For those unfamiliar with the app, Yoink aims to simplify the action of dragging and dropping files and app-content on the macOS desktop by providing a temporary place for files to be dragged to. Yoink's shelf fades in when you start a drag - either with files from Finder or app-content, like an image from a website - offering you a temporary place for your dragged files.
With files temporarily docked in the Yoink shelf and the cursor free, users can more easily navigate to the intended destination of files, which is handy when moving and copying files between different windows, Spaces, fullscreen apps, or devices via Handoff.
Today's v3.6.5 update brings back the defunct Objective-C based Yoink widget, only now written in Swift, offering previously unavailable functions. The widget comes in medium and large sizes, and provides quick access to Yoink's clipboard history, allowing users to select up to six previous copies of items in the medium widget and up to 12 in the larger one. Clicking an item in the widget copies it to the clipboard, ready for pasting elsewhere.
Yoink supports the use of up to three widgets simultaneously that can be configured to show the most recent copies, older copies, and oldest copies. So for example it's possible to have one large and one medium widget to show the last 18 copied items, or three large widgets to show the last 36 copied items.
Individual widgets can also be configured to show specific data types (images, text, links, or files), and each widget has a Pin feature that allows items to be pinned to the top so that it doesn't go away when other items populate the clipboard.

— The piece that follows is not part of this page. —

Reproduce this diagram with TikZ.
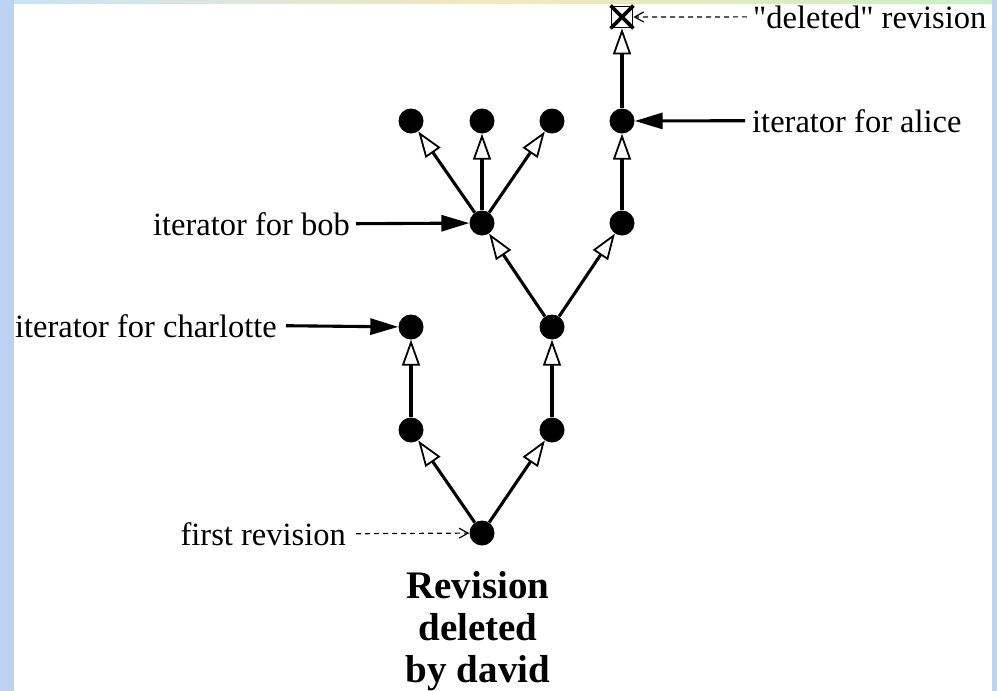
\documentclass[tikz,border=0pt]{standalone}
\usepackage{fontspec}
\setmainfont{Liberation Serif}[Ligatures=TeXOff]
\usetikzlibrary{arrows.meta}
\definecolor{frameblue}{HTML}{BCD2F2}
\definecolor{stripa}{HTML}{C8E4F8}
\definecolor{stripb}{HTML}{F4E8B8}
\definecolor{stripc}{HTML}{C8F0C8}
\tikzset{
  rev/.style={circle,fill=black,minimum size=25pt,inner sep=0pt},
  edge/.style={line width=3.1pt,-{Triangle[open,length=26pt,width=18pt,line width=1.8pt,fill=white]}},
  pointer/.style={line width=3.1pt,-{Triangle[length=28pt,width=16pt]}},
  note/.style={line width=1.2pt,dash pattern=on 5pt off 4pt,-{Straight Barb[length=9pt,width=10pt,line width=1.2pt]}},
  lbl/.style={font=\fontsize{32.5}{36}\selectfont,inner sep=0pt},
  title/.style={font=\fontsize{39}{42}\selectfont\bfseries,align=center,inner sep=0pt},
}
\begin{document}
\begin{tikzpicture}[x=1pt,y=-1pt]
  % page frame: blue textured border with a coloured top strip
  \fill[frameblue] (0,0) rectangle (997,691);
  \shade[left color=stripa,right color=stripc,middle color=stripb] (14,0) rectangle (992,4);
  \fill[white] (14,4) rectangle (992,691);
  \useasboundingbox (0,0) rectangle (997,691);

  % revisions
  \node[rev] (first) at (482,533) {};
  \node[rev] (l1) at (411,430) {};
  \node[rev] (r1) at (552,430) {};
  \node[rev] (charlotte) at (411,327) {};
  \node[rev] (r2) at (552,327) {};
  \node[rev] (bob) at (482,223) {};
  \node[rev] (r3) at (622,223) {};
  \node[rev] (b1) at (411,121) {};
  \node[rev] (b2) at (482,121) {};
  \node[rev] (b3) at (552,121) {};
  \node[rev] (alice) at (622,121) {};
  \node[draw,line width=1.8pt,minimum size=21pt,inner sep=0pt] (gone) at (622,17) {};
  \draw[line width=3.6pt] (gone.north west) -- (gone.south east) (gone.north east) -- (gone.south west);

  % parent -> child links
  \draw[edge] (first) -- (l1);
  \draw[edge] (first) -- (r1);
  \draw[edge] (l1) -- (charlotte);
  \draw[edge] (r1) -- (r2);
  \draw[edge] (r2) -- (bob);
  \draw[edge] (r2) -- (r3);
  \draw[edge] (bob) -- (b1);
  \draw[edge] (bob) -- (b2);
  \draw[edge] (bob) -- (b3);
  \draw[edge] (r3) -- (alice);
  \draw[edge] (alice) -- (gone.south);

  % labels
  \node[lbl,anchor=base west] (tdel) at (753,28) {"deleted" revision};
  \node[lbl,anchor=base west] (talice) at (752,132) {iterator for alice};
  \node[lbl,anchor=base east] (tbob) at (350,235) {iterator for bob};
  \node[lbl,anchor=base east] (tcharlotte) at (277,337) {iterator for charlotte};
  \node[lbl,anchor=base east] (tfirst) at (346,545) {first revision};

  \draw[note] ([xshift=-6pt]tdel.west) -- (gone.east);
  \draw[pointer] ([xshift=-7pt]talice.west) -- (alice);
  \draw[pointer] ([xshift=6pt]tbob.east) -- (bob);
  \draw[pointer] ([xshift=9pt]tcharlotte.east) -- (charlotte);
  \draw[note] ([xshift=10pt]tfirst.east) -- (first);

  \node[title,anchor=base] (caption) at (478,682) {Revision\\deleted\\by david};
\end{tikzpicture}
\end{document}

In addition, Yoink v3.6.5 comes with a clipboard history browser, where users can organize copied items with actions like pin, unpin, delete, send to Yoink, copy, and clear history.
In other changes, rather than a TIFF file, a PNG file is now created when pasting image data into Yoink. Yoink also transparently provides PNG and JPEG data when dragging out images of the types HEIC, HEIF or TIFF to broaden compatibility with other apps.
Yoink runs natively on Apple Silicon and Intel Macs, although note that this version of Yoink increases the minimum system requirements from macOS 10.10 Yosemite to macOS 10.12 Sierra. Yoink v3.6.5 is available on the Mac App Store as a $8.99 one-time purchase and updates are free to existing customers. Yoink is also available for iPad and iPhone.